至於工具git://git.infradead.org/mtd-utils.git
ubinfo - provides information about UBI devices and volumes found in the system;
ubiattach - attaches MTD devices (which describe raw flash) to UBI and creates corresponding UBI devices;
ubidetach - detaches MTD devices from UBI devices (the opposite to what ubiattach does);
ubimkvol - creates UBI volumes on UBI devices;
ubirmvol - removes UBI volumes from UBI devices;
ubiupdatevol - updates UBI volumes; this tool uses the UBI volume update feature which leaves the volume in "corrupted" state if the update was interrupted; additionally, this tool may be used to wipe out UBI volumes;
ubicrc32 - calculates CRC-32 checksum of a file with the same initial seed as UBI would use;
ubinize - generates UBI images;
ubiformat - formats empty flash, erases flash and preserves erase counters, flashes UBI images to MTD devices;
mtdinfo - reports information about MTD devices found in the system.
下面來看看UBI文件系統的具體結構:

UBI headers
在每個物理塊上面,UBI均存有兩個64bytes的頭:
erase counter header (or EC header) which contains the erase counter of the physical eraseblock (PEB) plus some other not so important information;
volume identifier header (or VID header) which stores volume ID and logical eraseblock (LEB) number this PEB belongs to (plus some other not so important information).
這也是爲什麼邏輯上的每個塊的可擦寫大小比物理上小的原因,這兩個頭是用CRC-32的checksum保護起來的,drivers/mtd/ubi/ubi-media.h中有詳細的關於頭部分的內容。
當UBI文件系統attache一個MTD設備時,首先讀取頭信息,並且進行校驗,將擦寫技術以及物理區塊(PEB)-邏輯區塊(LEB)映射表都讀取到RAM中。
當UBI擦寫一個物理區塊(PEB)以後,擦寫計數會隨着增加。

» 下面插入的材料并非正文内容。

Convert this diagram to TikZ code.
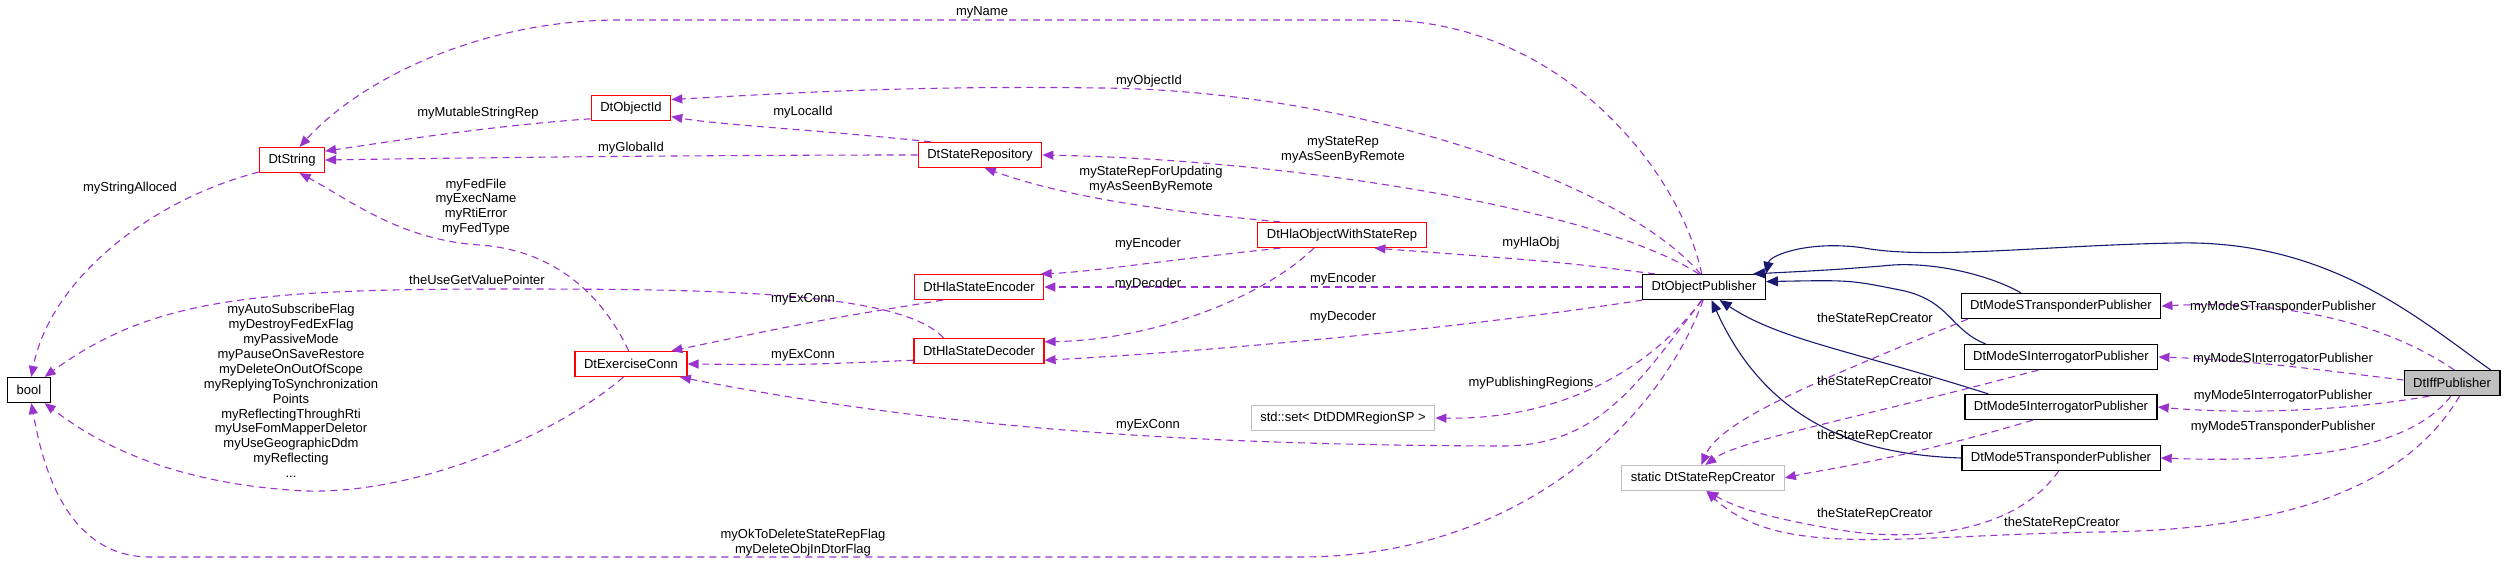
\documentclass[tikz,border=0pt]{standalone}
\usepackage{fontspec}
\setmainfont{Liberation Sans}
\usetikzlibrary{arrows.meta,calc}
\definecolor{dep}{HTML}{9A32CD}
\definecolor{inh}{HTML}{191970}
\begin{document}
\begin{tikzpicture}[x=1pt,y=-1pt,
  every node/.style={font=\fontsize{13}{14.9}\selectfont},
  box/.style={draw,line width=1.2pt,minimum height=25pt,inner xsep=9pt,inner ysep=0pt,fill=white},
  redbox/.style={box,draw=red},
  graybox/.style={box,draw=black!25},
  lbl/.style={align=center,inner sep=0pt},
  dep/.style={draw=dep,dashed,dash pattern=on 7pt off 5pt,line width=1.1pt,-{Triangle[length=11pt,width=9pt,fill=dep]}},
  inh/.style={draw=inh,line width=1.1pt,-{Triangle[length=12pt,width=10pt,fill=inh]}}]
\useasboundingbox (0,0) rectangle (2509,564);
% nodes
\node[box] (bool) at (29,390) {bool};
\node[redbox] (Str) at (292,160) {DtString};
\node[redbox] (Oid) at (631,108) {DtObjectId};
\node[redbox] (Rep) at (980,155) {DtStateRepository};
\node[redbox] (Enc) at (979,287) {DtHlaStateEncoder};
\node[redbox] (Dec) at (979,351) {DtHlaStateDecoder};
\node[redbox] (Exc) at (631,364) {DtExerciseConn};
\node[redbox] (Hla) at (1342,235) {DtHlaObjectWithStateRep};
\node[box] (Pub) at (1704,287) {DtObjectPublisher};
\node[graybox] (Set) at (1343,418) {std::set< DtDDMRegionSP >};
\node[graybox] (SRC) at (1703,478) {static DtStateRepCreator};
\node[box] (MST) at (2061,306) {DtModeSTransponderPublisher};
\node[box] (MSI) at (2061,357) {DtModeSInterrogatorPublisher};
\node[box] (M5I) at (2061,407) {DtMode5InterrogatorPublisher};
\node[box] (M5T) at (2061,458) {DtMode5TransponderPublisher};
\node[box,fill=black!25] (Iff) at (2452,383) {DtIffPublisher};
% inheritance
\draw[inh] (Iff.north east) ++(-10,0) .. controls (2420,320) and (2330,240) .. (2178,243)
   .. controls (2050,245) and (1930,260) .. (1864,248) .. controls (1810,240) and (1770,255) .. (Pub.north east);
\draw[inh] (MST.north) ++(-40,0) .. controls (1990,275) and (1930,260) .. (1882,266) .. controls (1830,270) .. (Pub.15);
\draw[inh] (MSI.north west) ++(22,0) .. controls (1950,330) and (1950,300) .. (1900,290) .. controls (1850,280) .. (Pub.5);
\draw[inh] (M5I.north west) ++(24,0) .. controls (1850,350) and (1780,340) .. (Pub.-40);
\draw[inh] (M5T.west) .. controls (1870,455) and (1770,430) .. (Pub.-60);
% dependencies
\draw[dep] (Pub.100) .. controls (1680,170) and (1560,20) .. (1380,20) -- (620,20) .. controls (480,20) and (360,80) .. (Str.60);
\draw[dep] (Pub.105) .. controls (1620,180) and (1350,90) .. (1100,88) .. controls (900,85) and (760,95) .. (Oid.12);
\draw[dep] (Rep.165) .. controls (820,130) and (720,125) .. (Oid.-12);
\draw[dep] (Oid.-165) .. controls (500,125) and (400,140) .. (Str.15);
\draw[dep] (Rep.west) .. controls (700,155) and (450,158) .. (Str.east);
\draw[dep] (Str.200) .. controls (150,200) and (50,280) .. (bool.80);
\draw[dep] (Pub.112) .. controls (1600,210) and (1300,160) .. (Rep.east);
\draw[dep] (Hla.168) .. controls (1150,210) and (1060,195) .. (Rep.-70);
\draw[dep] (Hla.192) .. controls (1150,262) and (1090,272) .. (Enc.12);
\draw[dep] (Hla.-155) .. controls (1260,300) and (1150,340) .. (Dec.8);
\draw[dep] (Pub.west) -- (Enc.east);
\draw[dep] (Pub.192) .. controls (1450,330) and (1200,352) .. (Dec.-8);
\draw[dep] (Pub.165) .. controls (1560,262) .. (Hla.-22);
\draw[dep] (Pub.-98) .. controls (1640,380) and (1600,447) .. (1500,446) .. controls (1200,445) and (950,430) .. (Exc.-15);
\draw[dep] (Pub.-100) .. controls (1650,370) and (1560,420) .. (Set.east);
\draw[dep] (Pub.-94) .. controls (1660,420) and (1520,557) .. (1300,557) -- (150,557) .. controls (60,557) and (40,450) .. (bool.-80);
\draw[dep] (Enc.200) .. controls (820,320) .. (Exc.18);
\draw[dep] (Dec.188) .. controls (800,365) .. (Exc.east);
\draw[dep] (Dec.north west) ++(30,0) .. controls (900,290) and (700,289) .. (500,289) .. controls (250,289) and (150,300) .. (bool.40);
\draw[dep] (Exc.100) .. controls (600,290) and (550,250) .. (480,245) .. controls (400,240) and (350,200) .. (Str.-60);
\draw[dep] (Exc.-120) .. controls (550,440) and (400,500) .. (290,490) .. controls (150,480) and (80,430) .. (bool.-40);
\draw[dep] (MST.-172) .. controls (1820,380) and (1720,420) .. (SRC.97);
\draw[dep] (MSI.-150) .. controls (1850,420) and (1740,440) .. (SRC.80);
\draw[dep] (M5I.-155) .. controls (1900,460) and (1820,470) .. (SRC.east);
\draw[dep] (M5T.-100) .. controls (2010,540) and (1900,540) .. (1840,530) .. controls (1780,520) and (1740,510) .. (SRC.-72);
\draw[dep] (Iff.-60) .. controls (2410,480) and (2300,530) .. (2100,532) .. controls (1900,535) and (1780,560) .. (SRC.-76);
\draw[dep] (Iff.80) .. controls (2380,320) and (2280,300) .. (MST.east);
\draw[dep] (Iff.west) ++(0,-3) .. controls (2320,370) and (2250,360) .. (MSI.east);
\draw[dep] (Iff.-150) .. controls (2350,410) and (2250,415) .. (M5I.east);
\draw[dep] (Iff.-95) .. controls (2410,450) and (2300,463) .. (M5T.east);
% labels
\node[lbl] (l1) at (982,12) {myName};
\node[lbl] (l2) at (478,113) {myMutableStringRep};
\node[lbl] (l3) at (803,112) {myLocalId};
\node[lbl] (l4) at (631,148) {myGlobalId};
\node[lbl] (l5) at (130,188) {myStringAlloced};
\node[lbl] (l6) at (476,207) {myFedFile\\myExecName\\myRtiError\\myFedType};
\node[lbl] (l7) at (477,280) {theUseGetValuePointer};
\node[lbl] (l8) at (803,299) {myExConn};
\node[lbl] (l9) at (803,355) {myExConn};
\node[lbl] (l10) at (291,391) {myAutoSubscribeFlag\\myDestroyFedExFlag\\myPassiveMode\\myPauseOnSaveRestore\\myDeleteOnOutOfScope\\myReplyingToSynchronization\\Points\\myReflectingThroughRti\\myUseFomMapperDeletor\\myUseGeographicDdm\\myReflecting\\...};
\node[lbl] (l11) at (803,543) {myOkToDeleteStateRepFlag\\myDeleteObjInDtorFlag};
\node[lbl] (l12) at (1149,81) {myObjectId};
\node[lbl] (l13) at (1343,150) {myStateRep\\myAsSeenByRemote};
\node[lbl] (l14) at (1151,180) {myStateRepForUpdating\\myAsSeenByRemote};
\node[lbl] (l15) at (1531,243) {myHlaObj};
\node[lbl] (l16) at (1148,244) {myEncoder};
\node[lbl] (l17) at (1148,284) {myDecoder};
\node[lbl] (l18) at (1343,279) {myEncoder};
\node[lbl] (l19) at (1343,317) {myDecoder};
\node[lbl] (l20) at (1531,383) {myPublishingRegions};
\node[lbl] (l21) at (1148,425) {myExConn};
\node[lbl] (l22) at (1875,319) {theStateRepCreator};
\node[lbl] (l23) at (1875,382) {theStateRepCreator};
\node[lbl] (l24) at (1875,436) {theStateRepCreator};
\node[lbl] (l25) at (1875,514) {theStateRepCreator};
\node[lbl] (l26) at (2062,523) {theStateRepCreator};
\node[lbl] (l27) at (2283,307) {myModeSTransponderPublisher};
\node[lbl] (l28) at (2283,359) {myModeSInterrogatorPublisher};
\node[lbl] (l29) at (2283,396) {myMode5InterrogatorPublisher};
\node[lbl] (l30) at (2283,427) {myMode5TransponderPublisher};
\end{tikzpicture}
\end{document}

這意味着EC header會永遠的存在於物理區塊中,除非是在當舊的EC header被擦除,新的EC header寫入的過程中掉電,那麼UBI在下次掃描這可區塊的時候,會寫入一個平均的擦寫計數值。
VID header只是當前塊被啓用時纔會被寫入:

The LEB un-map operation just un-maps the LEB from the PEB and schedules the PEB for erasure. When the PEB is erased, the EC header is written straight away. The VID header is not written.

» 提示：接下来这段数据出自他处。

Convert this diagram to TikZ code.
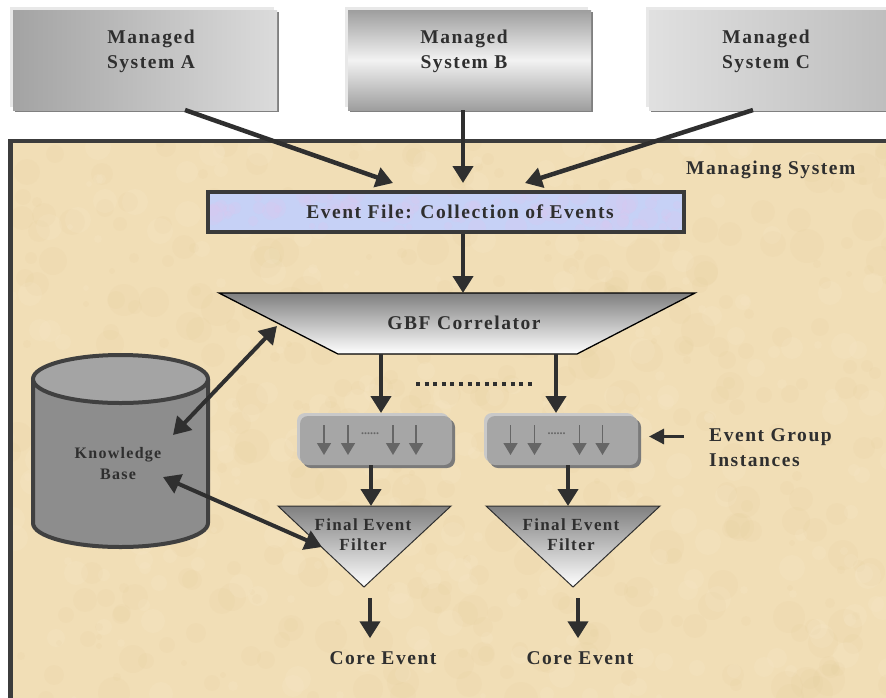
\documentclass[tikz,border=0pt]{standalone}
\usepackage{fontspec}
\setmainfont{Liberation Serif}
\newfontfamily\lblfont{Liberation Serif}[LetterSpace=8]
\usetikzlibrary{arrows.meta,calc}

\definecolor{ink}{HTML}{2F2F2F}
\definecolor{parch}{HTML}{F1DEB6}
\definecolor{parchdark}{HTML}{D9B97E}
\definecolor{parchlight}{HTML}{FBF0D8}
\definecolor{panelline}{HTML}{3C3C3C}
\definecolor{efblue}{HTML}{C6D1F6}
\definecolor{eflilac}{HTML}{D9C8F0}
\definecolor{efline}{HTML}{3A3A3A}
\definecolor{egfill}{HTML}{A6A6A6}
\definecolor{eglight}{HTML}{C9C9C9}
\definecolor{egdark}{HTML}{7A7A7A}
\definecolor{kbbody}{HTML}{8D8D8D}
\definecolor{kbtop}{HTML}{A4A4A4}
\definecolor{kbline}{HTML}{404040}
\definecolor{tick}{HTML}{666666}
\definecolor{boxlight}{HTML}{E8E8E8}
\definecolor{boxdark}{HTML}{808080}

\begin{document}
\begin{tikzpicture}[x=1pt,y=-1pt,
  txt/.style={font=\lblfont\bfseries\fontsize{19.5}{25}\selectfont, text=ink, align=center, inner sep=0pt},
  smalltxt/.style={font=\lblfont\bfseries\fontsize{17}{20}\selectfont, text=ink, align=center, inner sep=0pt},
  kbtxt/.style={font=\lblfont\bfseries\fontsize{16}{21}\selectfont, text=ink, align=center, inner sep=0pt},
  msbox/.style={minimum width=#1, minimum height=100pt, inner sep=0pt, outer sep=0pt},
  flow/.style={draw=ink, line width=4.5pt, -{Triangle[length=17pt,width=20pt]}},
  flowsm/.style={draw=ink, line width=3pt, -{Triangle[length=15pt,width=15pt]}},
  dbl/.style={draw=ink, line width=4pt, {Triangle[length=17pt,width=20pt]}-{Triangle[length=17pt,width=20pt]}},
  tickarrow/.style={draw=tick, line width=1.5pt, -{Triangle[length=12pt,width=14pt]}},
  egbox/.style={fill=egfill, rounded corners=8pt, minimum width=152pt, minimum height=49pt, inner sep=0pt, outer sep=0pt},
  dotline/.style={draw=ink, line width=4pt, dash pattern=on 4pt off 4.6pt},
]
\useasboundingbox (0,0) rectangle (886,697);
\fill[white] (0,0) rectangle (886,697);

% ---------- managing system panel ----------
\node[fill=parch, minimum width=900pt, minimum height=580pt, anchor=north west,
      inner sep=0pt, outer sep=0pt] (ms) at (10.5,141) {};
\begin{scope}
  \clip (ms.north west) rectangle (ms.south east);
  \pgfmathsetseed{11}
  \foreach \i in {1,...,420}{
    \pgfmathsetmacro{\px}{10+random(0,880)}
    \pgfmathsetmacro{\py}{140+random(0,560)}
    \pgfmathsetmacro{\pr}{3+random(0,14)}
    \fill[parchdark, opacity=0.06] (\px,\py) circle[radius=\pr];
  }
  \foreach \i in {1,...,300}{
    \pgfmathsetmacro{\px}{10+random(0,880)}
    \pgfmathsetmacro{\py}{140+random(0,560)}
    \pgfmathsetmacro{\pr}{3+random(0,10)}
    \fill[parchlight, opacity=0.12] (\px,\py) circle[radius=\pr];
  }
\end{scope}
\draw[panelline, line width=4.5pt] (ms.south west) |- (ms.north east);
\node[txt, anchor=west] (mstitle) at (686,170) {Managing System};

% ---------- managed systems ----------
\fill[boxlight] (10,7) rectangle (274,107);
\fill[boxdark] (15,12) rectangle (279,112);
\node[msbox=264pt, left color=black!36, right color=black!14] (A) at (145,60) {};
\node[txt] (Atext) at (151,51) {Managed\\System A};

\fill[boxlight] (345,7) rectangle (588,107);
\fill[boxdark] (350,12) rectangle (593,112);
\node[msbox=243pt, top color=black!38, bottom color=black!38, middle color=black!5] (B) at (469.5,60) {};
\node[txt] (Btext) at (464,51) {Managed\\System B};

\fill[boxlight] (646,7) rectangle (900,107);
\fill[boxdark] (651,12) rectangle (900,112);
\node[msbox=246pt, shading=axis, shading angle=135, left color=black!12, right color=black!26] (C) at (772,60) {};
\node[txt] (Ctext) at (766,51) {Managed\\System C};

% ---------- event file ----------
\node[draw=efline, line width=4pt, fill=efblue, minimum width=476pt, minimum height=40pt,
      inner sep=0pt] (ef) at (446,212) {};
\begin{scope}
  \clip (208,192) rectangle (684,232);
  \pgfmathsetseed{5}
  \foreach \i in {1,...,80}{
    \pgfmathsetmacro{\px}{208+random(0,476)}
    \pgfmathsetmacro{\py}{192+random(0,40)}
    \pgfmathsetmacro{\pr}{3+random(0,8)}
    \fill[eflilac, opacity=0.3] (\px,\py) circle[radius=\pr];
  }
\end{scope}
\draw[efline, line width=4pt] (208,192) rectangle (684,232);
\node[txt] (eftext) at (460,212) {Event File: Collection of Events};

\draw[flow] ([xshift=40pt]A.south) -- ([xshift=-53pt,yshift=7pt]ef.north);
\draw[flow] ([xshift=-6.5pt]B.south) -- ([xshift=17pt,yshift=7pt]ef.north);
\draw[flow] ([xshift=-19pt]C.south) -- ([xshift=79pt,yshift=7pt]ef.north);

% ---------- GBF correlator ----------
\coordinate (g1) at (219,293);
\coordinate (g2) at (695,293);
\coordinate (g3) at (577,354);
\coordinate (g4) at (338,354);
\shade[top color=black!50, bottom color=white, draw=black, line width=1.3pt]
  (g1) -- (g2) -- (g3) -- (g4) -- cycle;
\node[txt] (gbf) at (464,323) {GBF Correlator};
\coordinate (gtop) at (463,293);
\draw[flow] (ef.south -| gtop) -- (gtop);

% ---------- event group instances ----------
\fill[eglight, rounded corners=8pt] (297,413) rectangle (449,462);
\fill[egdark, rounded corners=8pt] (303,419) rectangle (455,468);
\node[egbox] (egl) at (376,440.5) {};
\fill[eglight, rounded corners=8pt] (484,413) rectangle (635,462);
\fill[egdark, rounded corners=8pt] (490,419) rectangle (641,468);
\node[egbox, minimum width=151pt] (egr) at (562.5,440.5) {};

\foreach \b in {egl,egr}{
  \foreach \dx in {-52,-28,17,40}{
    \draw[tickarrow] ([xshift=\dx pt,yshift=15.5pt]\b.center) -- ([xshift=\dx pt,yshift=-14.5pt]\b.center);
  }
  \node[font=\bfseries\fontsize{12}{12}\selectfont, text=tick, inner sep=0pt]
    at ([xshift=-6pt,yshift=7pt]\b.center) {......};
}

\coordinate (gout1) at (381,354);
\coordinate (gout2) at (556,354);
\draw[flow] (gout1) -- ([yshift=3pt]egl.north -| gout1);
\draw[flow] (gout2) -- ([yshift=3pt]egr.north -| gout2);
\draw[dotline] (416,384) -- (533,384);

\node[txt, anchor=west, align=left] (egi) at (709,447.5) {Event Group\\Instances};
\draw[flowsm] ([xshift=-25pt,yshift=11pt]egi.west) -- ([xshift=-60pt,yshift=11pt]egi.west);

% ---------- final event filters ----------
\coordinate (fl1) at (278,506);
\coordinate (fl2) at (451,506);
\coordinate (fl3) at (364,587);
\coordinate (fr1) at (486,506);
\coordinate (fr2) at (660,506);
\coordinate (fr3) at (573,587);
\shade[top color=black!50, bottom color=white, draw=ink, line width=1pt] (fl1) -- (fl2) -- (fl3) -- cycle;
\shade[top color=black!50, bottom color=white, draw=ink, line width=1pt] (fr1) -- (fr2) -- (fr3) -- cycle;
\node[smalltxt] (fltext) at (363,534.5) {Final Event\\Filter};
\node[smalltxt] (frtext) at (571,534.5) {Final Event\\Filter};

\coordinate (flin) at (371,506);
\coordinate (frin) at (568,506);
\draw[flow] (egl.south -| flin) -- (flin);
\draw[flow] (egr.south -| frin) -- (frin);

% ---------- core events ----------
\node[txt] (core1) at (383,658) {Core Event};
\node[txt] (core2) at (580,658) {Core Event};
\coordinate (fo1) at (370,598);
\coordinate (fo2) at (578,598);
\draw[flow] (fo1) -- ([yshift=13pt]core1.north -| fo1);
\draw[flow] (fo2) -- ([yshift=13pt]core2.north -| fo2);

% ---------- knowledge base ----------
\fill[kbbody] (33,379) -- (33,523) arc[start angle=180, end angle=0, x radius=87.5, y radius=24] -- (208,379) -- cycle;
\draw[kbline, line width=4pt] (33,379) -- (33,523) arc[start angle=180, end angle=0, x radius=87.5, y radius=24] -- (208,379);
\filldraw[fill=kbtop, draw=kbline, line width=4pt] (120.5,379) ellipse[x radius=87.5, y radius=24];
\node[kbtxt] (kb) at (118,463.5) {Knowledge\\Base};

\coordinate (kbA) at (173,435);
\coordinate (gbfA) at (277,326);
\coordinate (kbB) at (163,477);
\coordinate (flA) at (322,547);
\draw[dbl] (kbA) -- (gbfA);
\draw[dbl] (kbB) -- (flA);
\end{tikzpicture}
\end{document}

The LEB map operation or a write operation to an un-mapped LEB makes UBI find an appropriate PEB and write the VID header to it (the EC header must already be there). Note, the write operation to an already mapped LEB just writes the data straight to PEB and does not change the UBI headers.
UBI之所以把頭信息分爲兩個區來存儲,是因爲EC header和VID header會在不同時刻進行存儲,這樣帶來的好處:
after a PEB is erased, the EC header is written straight away, which minimizes the probability of losing the erase counter due to unclean reboots;
when UBI associates a PEB with an LEB, the VID header is written to the PEB.

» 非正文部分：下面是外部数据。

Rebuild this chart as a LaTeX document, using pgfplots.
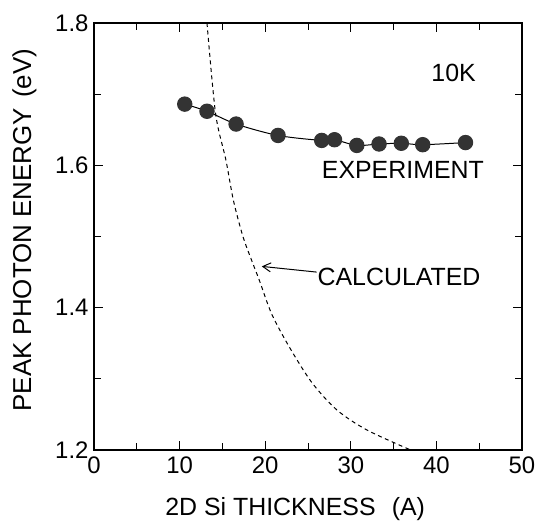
\documentclass[border=0pt]{standalone}
\usepackage{fontspec}
\setmainfont{Liberation Sans}
\usepackage{pgfplots}
\pgfplotsset{compat=1.18}
\usetikzlibrary{arrows.meta}
\begin{document}
\begin{tikzpicture}
\begin{axis}[
  scale only axis,
  width=428bp, height=427bp,
  xmin=0, xmax=50, ymin=1.2, ymax=1.8,
  xtick={0,10,...,50}, ytick={1.2,1.4,1.6,1.8},
  minor xtick={5,15,...,45}, minor ytick={1.3,1.5,1.7},
  tick align=inside,
  major tick length=9bp, minor tick length=7bp,
  every tick/.style={black, line width=0.9pt},
  axis line style={line width=1.1pt},
  /pgf/number format/assume math mode=true,
  yticklabel style={/pgf/number format/fixed, /pgf/number format/precision=1, /pgf/number format/fixed zerofill, xshift=-2bp},
  tick label style={font=\fontsize{24}{28}\selectfont},
  xticklabel style={anchor=base, yshift=-23bp},
  xlabel={2D Si THICKNESS\hspace{0.65em}(A)},
  ylabel={PEAK PHOTON ENERGY\hspace{0.4em}(eV)},
  xlabel style={font=\fontsize{25}{29}\selectfont, at={(axis description cs:0.47,0)}, anchor=base, yshift=-65bp},
  ylabel style={font=\fontsize{26}{30}\selectfont, at={(axis description cs:-0.147,0.515)}, anchor=base},
  clip=true,
]
\addplot[black, line width=1pt, smooth, tension=0.5, mark=*, mark size=7.2bp, mark options={fill=black!80, draw=black!80}]
coordinates {
(10.6,1.686) (13.2,1.676) (16.6,1.658) (21.5,1.642) (26.6,1.635) (28.1,1.636)
(30.7,1.628) (33.3,1.630) (35.9,1.631) (38.4,1.629) (43.4,1.632)
};
\addplot[black, line width=1pt, dash pattern=on 4bp off 3.5bp, smooth]
coordinates {
(13.2,1.80) (14.2,1.673) (15.4,1.608) (16.3,1.55) (17.4,1.50) (18.4,1.467)
(19.3,1.439) (20.8,1.390) (23.0,1.341) (25.5,1.294) (28.4,1.256) (31.9,1.228) (37.0,1.20)
};
\node[anchor=west, font=\fontsize{25}{29}\selectfont, inner sep=0pt] at (axis cs:39.4,1.73) {10K};
\node[anchor=west, font=\fontsize{25}{29}\selectfont, inner sep=0pt] at (axis cs:26.6,1.593) {EXPERIMENT};
\node[anchor=west, font=\fontsize{25}{29}\selectfont, inner sep=0pt] at (axis cs:26.1,1.443) {CALCULATED};
\draw[-{Straight Barb[length=8bp,width=9bp]}, line width=1pt] (axis cs:26.0,1.450) -- (axis cs:19.6,1.458);
\end{axis}
\pgfresetboundingbox
\useasboundingbox (-94bp,-77bp) rectangle (447bp,450bp);
\end{tikzpicture}
\end{document}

當EC header被寫入物理區塊的時候,UBI系統還不知道這個塊會被關聯到哪個分區和邏輯區塊(LEB)
UBI volume table
分區表是一個存儲在flash上的數據結構,它包含UBI文件系統中每一個分區信息,可以把它看成是一個分區表數據的數組,每一個分區記錄的結構如下:
volume size;
volume name;
volume type (dynamic or static);
volume alignment;
update marker (set for volumes which had interrupted updates;
auto-resize flag;
CRC-32 checksum for this record.
數組下標和分區號一一對應,分區表的數量受LEB大小的限制不能大於128,也就是說UBI文件系統最多能有128個卷
當分區被創建,移動,重新分配大小,重命名或者被更新時,對應的分區表數據會被更新,UBI維護兩個分區表數據的拷貝,這樣即便在更新時掉電,分區表信息也能被恢復。從UBI內部看來,分區表存儲於一個特殊的分區中,稱之爲layout volume,佔用兩個LEB的大小,每一個對應一個分區表的copy,這部分數據對用戶透明,由UBI自己維護,對於這個分區數據的更新的機制和其他數據分區一樣:
Prepare in-memory buffer with the new volume table contents.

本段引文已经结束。